6.2.3 Interactions and Document Retrieval
If users hover over certain tags, a lightly colored trapezoid visualizes the associated date range of the respective tag. While the optimization process tries to place related tags nearby, due to the inherent information loss of projecting data to two-dimensional spaces, not all tags that are close to each other are necessarily related, and there might be tags placed further away that are nevertheless related. The system therefore shades all other tags on the map depending on how related they are to the currently hovered tag (the more opaque, the less related). Users can also select one or several keywords by clicking on them. For instance, Fig. 6.2 shows an example in which the analyst has selected three tags (A). PyramidTags will then list the most related documents that contain the chosen selection of words or phrases, ranking the results based on the number of occurrences and the relative position of keywords to each other in the document (B). Users may also retrieve individual documents (C).

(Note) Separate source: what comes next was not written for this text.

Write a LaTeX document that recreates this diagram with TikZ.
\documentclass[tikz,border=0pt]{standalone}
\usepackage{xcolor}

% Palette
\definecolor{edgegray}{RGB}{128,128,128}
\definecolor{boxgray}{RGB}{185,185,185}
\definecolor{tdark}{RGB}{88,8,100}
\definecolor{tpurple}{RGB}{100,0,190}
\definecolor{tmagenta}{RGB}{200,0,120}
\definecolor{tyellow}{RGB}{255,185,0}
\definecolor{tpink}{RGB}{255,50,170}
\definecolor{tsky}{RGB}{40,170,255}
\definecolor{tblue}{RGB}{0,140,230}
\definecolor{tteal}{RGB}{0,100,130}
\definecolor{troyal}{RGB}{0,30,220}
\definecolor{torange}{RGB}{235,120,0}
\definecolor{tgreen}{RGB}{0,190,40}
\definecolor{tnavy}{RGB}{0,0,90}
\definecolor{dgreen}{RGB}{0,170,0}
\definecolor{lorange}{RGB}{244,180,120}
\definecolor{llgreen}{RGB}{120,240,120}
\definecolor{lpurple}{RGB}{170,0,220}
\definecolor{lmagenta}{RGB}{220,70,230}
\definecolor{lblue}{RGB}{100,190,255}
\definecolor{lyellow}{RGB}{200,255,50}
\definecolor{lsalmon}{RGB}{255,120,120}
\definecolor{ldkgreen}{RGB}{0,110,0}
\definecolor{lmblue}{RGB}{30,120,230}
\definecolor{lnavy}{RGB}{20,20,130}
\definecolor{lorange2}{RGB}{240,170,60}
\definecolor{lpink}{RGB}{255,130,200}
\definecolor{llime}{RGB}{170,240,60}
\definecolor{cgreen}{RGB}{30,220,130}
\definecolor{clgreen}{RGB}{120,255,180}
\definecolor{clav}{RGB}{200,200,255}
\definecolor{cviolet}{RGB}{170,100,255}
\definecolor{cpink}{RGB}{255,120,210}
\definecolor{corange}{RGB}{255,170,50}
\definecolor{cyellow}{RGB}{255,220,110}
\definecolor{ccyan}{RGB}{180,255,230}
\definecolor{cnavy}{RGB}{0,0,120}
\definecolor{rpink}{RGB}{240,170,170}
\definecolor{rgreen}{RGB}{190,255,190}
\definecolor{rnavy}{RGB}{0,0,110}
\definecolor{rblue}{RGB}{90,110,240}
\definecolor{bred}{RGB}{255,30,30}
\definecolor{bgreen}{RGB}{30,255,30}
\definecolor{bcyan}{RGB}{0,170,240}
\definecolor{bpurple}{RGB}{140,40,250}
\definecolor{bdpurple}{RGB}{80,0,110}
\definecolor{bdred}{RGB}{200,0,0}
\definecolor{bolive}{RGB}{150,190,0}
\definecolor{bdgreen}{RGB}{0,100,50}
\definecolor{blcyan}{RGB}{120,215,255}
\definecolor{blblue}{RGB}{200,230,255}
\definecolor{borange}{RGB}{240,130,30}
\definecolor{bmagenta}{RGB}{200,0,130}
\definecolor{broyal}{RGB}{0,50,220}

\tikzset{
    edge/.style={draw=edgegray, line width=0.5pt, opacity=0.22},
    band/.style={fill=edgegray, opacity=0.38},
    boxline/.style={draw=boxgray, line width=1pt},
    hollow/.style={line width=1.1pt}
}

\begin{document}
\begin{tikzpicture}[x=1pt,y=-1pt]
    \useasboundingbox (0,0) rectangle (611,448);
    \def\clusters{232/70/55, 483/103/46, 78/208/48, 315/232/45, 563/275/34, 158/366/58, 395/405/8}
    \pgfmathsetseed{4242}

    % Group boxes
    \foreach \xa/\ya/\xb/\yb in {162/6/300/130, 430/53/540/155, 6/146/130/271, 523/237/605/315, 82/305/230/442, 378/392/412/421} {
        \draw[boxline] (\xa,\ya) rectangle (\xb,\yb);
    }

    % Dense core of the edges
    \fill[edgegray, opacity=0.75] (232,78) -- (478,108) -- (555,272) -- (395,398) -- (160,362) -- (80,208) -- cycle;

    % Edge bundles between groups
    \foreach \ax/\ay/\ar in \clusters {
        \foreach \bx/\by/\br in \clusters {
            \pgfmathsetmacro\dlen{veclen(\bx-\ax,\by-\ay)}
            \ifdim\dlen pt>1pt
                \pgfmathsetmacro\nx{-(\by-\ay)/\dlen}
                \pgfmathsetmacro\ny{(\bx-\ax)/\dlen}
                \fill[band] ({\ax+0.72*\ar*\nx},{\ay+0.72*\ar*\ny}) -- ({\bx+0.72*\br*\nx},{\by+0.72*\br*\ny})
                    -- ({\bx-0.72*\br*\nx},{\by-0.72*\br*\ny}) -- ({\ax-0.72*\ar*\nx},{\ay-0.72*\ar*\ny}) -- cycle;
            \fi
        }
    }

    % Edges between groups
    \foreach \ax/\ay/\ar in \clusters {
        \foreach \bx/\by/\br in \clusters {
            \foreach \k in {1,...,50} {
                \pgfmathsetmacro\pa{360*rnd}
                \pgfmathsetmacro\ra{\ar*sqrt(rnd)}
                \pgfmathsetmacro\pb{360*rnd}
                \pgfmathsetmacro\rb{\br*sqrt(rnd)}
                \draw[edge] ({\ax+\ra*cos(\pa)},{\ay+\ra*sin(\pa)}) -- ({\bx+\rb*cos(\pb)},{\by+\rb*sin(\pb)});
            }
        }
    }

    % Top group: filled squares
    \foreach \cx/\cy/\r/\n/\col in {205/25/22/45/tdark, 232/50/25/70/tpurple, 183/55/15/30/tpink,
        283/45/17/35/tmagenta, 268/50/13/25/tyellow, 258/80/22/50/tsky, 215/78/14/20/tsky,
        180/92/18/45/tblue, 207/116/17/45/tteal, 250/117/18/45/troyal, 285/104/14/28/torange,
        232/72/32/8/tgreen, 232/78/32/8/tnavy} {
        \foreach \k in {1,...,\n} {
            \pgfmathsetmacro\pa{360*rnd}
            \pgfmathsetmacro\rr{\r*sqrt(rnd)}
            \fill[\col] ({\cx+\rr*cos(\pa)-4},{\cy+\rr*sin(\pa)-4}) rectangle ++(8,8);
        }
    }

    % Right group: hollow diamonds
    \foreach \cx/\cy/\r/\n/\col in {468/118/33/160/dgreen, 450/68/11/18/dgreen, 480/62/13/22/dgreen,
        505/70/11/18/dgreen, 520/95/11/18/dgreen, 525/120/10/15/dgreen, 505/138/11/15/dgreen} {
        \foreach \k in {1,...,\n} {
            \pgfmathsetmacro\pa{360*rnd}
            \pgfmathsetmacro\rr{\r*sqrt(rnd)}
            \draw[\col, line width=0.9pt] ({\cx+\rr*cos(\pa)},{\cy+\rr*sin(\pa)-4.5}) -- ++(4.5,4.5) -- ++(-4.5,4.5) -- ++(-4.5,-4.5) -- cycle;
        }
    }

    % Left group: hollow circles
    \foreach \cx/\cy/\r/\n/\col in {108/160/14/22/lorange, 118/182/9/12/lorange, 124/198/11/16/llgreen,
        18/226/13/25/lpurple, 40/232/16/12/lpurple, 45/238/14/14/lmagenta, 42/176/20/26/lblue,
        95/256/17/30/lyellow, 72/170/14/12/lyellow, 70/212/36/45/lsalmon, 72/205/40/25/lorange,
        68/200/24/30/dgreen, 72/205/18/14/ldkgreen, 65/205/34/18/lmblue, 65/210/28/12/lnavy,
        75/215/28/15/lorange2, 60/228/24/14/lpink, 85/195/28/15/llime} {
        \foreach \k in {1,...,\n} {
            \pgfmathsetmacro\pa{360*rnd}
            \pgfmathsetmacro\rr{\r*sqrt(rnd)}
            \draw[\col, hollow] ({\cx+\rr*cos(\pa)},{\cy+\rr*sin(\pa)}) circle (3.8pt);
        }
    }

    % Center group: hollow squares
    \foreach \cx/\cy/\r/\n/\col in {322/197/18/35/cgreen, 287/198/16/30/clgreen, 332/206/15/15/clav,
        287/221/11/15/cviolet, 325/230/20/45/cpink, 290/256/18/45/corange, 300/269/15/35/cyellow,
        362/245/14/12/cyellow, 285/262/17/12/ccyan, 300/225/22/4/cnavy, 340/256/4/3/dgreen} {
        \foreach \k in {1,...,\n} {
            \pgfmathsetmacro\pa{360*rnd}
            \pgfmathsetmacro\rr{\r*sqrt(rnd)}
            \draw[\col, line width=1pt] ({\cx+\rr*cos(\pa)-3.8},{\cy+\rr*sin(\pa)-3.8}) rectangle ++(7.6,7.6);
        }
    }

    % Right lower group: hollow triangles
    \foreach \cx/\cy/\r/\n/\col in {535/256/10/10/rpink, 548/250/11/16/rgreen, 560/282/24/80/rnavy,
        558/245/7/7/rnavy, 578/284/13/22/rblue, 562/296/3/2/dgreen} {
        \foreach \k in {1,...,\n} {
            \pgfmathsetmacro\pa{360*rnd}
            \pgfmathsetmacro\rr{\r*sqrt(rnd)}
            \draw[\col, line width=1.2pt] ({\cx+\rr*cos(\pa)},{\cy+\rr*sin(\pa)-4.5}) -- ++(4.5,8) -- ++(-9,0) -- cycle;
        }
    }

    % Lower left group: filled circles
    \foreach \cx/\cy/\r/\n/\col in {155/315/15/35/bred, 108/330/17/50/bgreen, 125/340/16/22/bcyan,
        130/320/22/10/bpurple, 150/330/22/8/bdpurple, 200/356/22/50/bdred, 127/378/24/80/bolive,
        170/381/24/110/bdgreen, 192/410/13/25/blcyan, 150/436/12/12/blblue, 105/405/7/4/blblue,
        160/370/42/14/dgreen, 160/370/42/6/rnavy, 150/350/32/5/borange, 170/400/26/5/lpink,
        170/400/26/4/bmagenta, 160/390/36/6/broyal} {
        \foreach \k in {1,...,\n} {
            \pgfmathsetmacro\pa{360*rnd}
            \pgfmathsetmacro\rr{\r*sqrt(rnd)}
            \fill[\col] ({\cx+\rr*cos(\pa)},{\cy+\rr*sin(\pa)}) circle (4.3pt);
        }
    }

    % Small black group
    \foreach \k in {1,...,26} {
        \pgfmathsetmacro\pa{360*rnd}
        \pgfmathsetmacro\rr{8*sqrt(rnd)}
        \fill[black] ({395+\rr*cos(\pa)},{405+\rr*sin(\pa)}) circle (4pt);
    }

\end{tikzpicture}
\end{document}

A chart has 3 parts, a to c. a denotes a word cloud highlighting 3 keywords, which are Bloomberg, Warren, and debate. B denotes a table with the details of the dates, title, source, and relevancy. C denotes the screenshot of a news article.
Fig. 6.2
Once one or several tags are selected (A), the PyramidTags system shades terms based on how related they are to the selected keywords. For each tag, a colored trapezoid visualizes the associated date range in which the respective term mostly appears in. The system also provides a list of related documents (B) from which individual documents can be retrieved (C)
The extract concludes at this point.